また、従来の仏教が戒律を守り出家した者だけが本格的な修行を行うものだったのに対し、親鸞の浄土真宗のように、僧侶の妻帯や肉食を肯定するなど、在家でも実践しやすい教えが生まれたことも、民衆への浸透を促した要因と見なされます。当時の社会状況として、戦乱や自然災害が相次ぎ、人々が不安定な世の中を生きていた中で、新仏教が提供した救済への道は、多くの人々にとって精神的な支えとなった可能性があります。この解釈では、鎌倉新仏教が社会の下層にまで仏教を広げ、人々の生活や精神に影響を与えたという社会的側面が強調されます。

二つの解釈の比較と多様な視点

これらの二つの解釈は、鎌倉新仏教という同じ現象に光を当てていますが、その着眼点が異なります。前者は主に仏教の思想や教義体系の変化に焦点を当て、後者はその社会的な広がりや民衆への影響に焦点を当てています。

なぜこのような違いが生じるのでしょうか。一つには、どのような史料に重きを置くかという点が影響しています。例えば、各宗派の開祖の教えを直接伝える思想書や、仏教界内部の記録に注目すれば、教義的な革新という側面がより強く見えてくるでしょう。一方で、当時の社会の記録や、新仏教が広がった地域に残る史料、あるいは後の時代の民衆の信仰のあり方などを広く見れば、社会的な影響や民衆への浸透という側面がより明確になるかもしれません。

また、歴史を見る視点そのものの違いも重要です。仏教史を教学史や宗派史として捉える視点からは、教義の革新性が主な意義と映るかもしれません。これに対し、社会史や民衆史といった視点からは、人々の生活や社会構造に与えた影響がより重要な意義と見なされるでしょう。
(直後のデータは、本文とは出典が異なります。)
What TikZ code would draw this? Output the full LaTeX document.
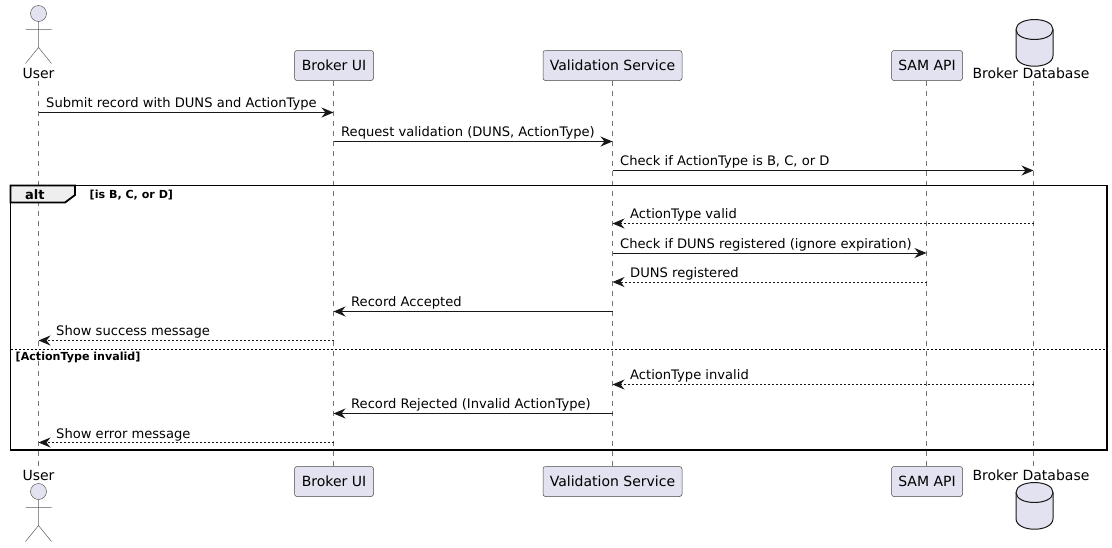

どちらか一方の解釈のみが「正しい」と断定することはできません。鎌倉新仏教は、教義的な革新という内的な変化と、民衆への浸透という社会的な変化の両面を併せ持つ複雑な現象であったと考えるべきでしょう。むしろ、これら複数の解釈が存在すること自体が、鎌倉新仏教という出来事の豊かさや奥深さを示していると言えます。

多様な視点から歴史を読み解くことの重要性

このように、一つの歴史上の出来事や史料であっても、着目する点や読み解く視点によって、その意義や評価は多様に変化します。鎌倉新仏教についても、「教義の革新」という側面、「民衆への浸透」という側面だけでなく、当時の政治権力との関係、武士階級の台頭との関連、文化的な影響など、様々な角度からの解釈が可能です。

多様な史料に触れ、異なる解釈や研究成果を比較検討することは、歴史をより深く、多角的に理解するために不可欠です。一つの見方に囚われず、様々な視点から問いを立てることで、歴史の新たな側面が見えてくるでしょう。歴史を探求する旅は、常に新しい発見と驚きに満ちています。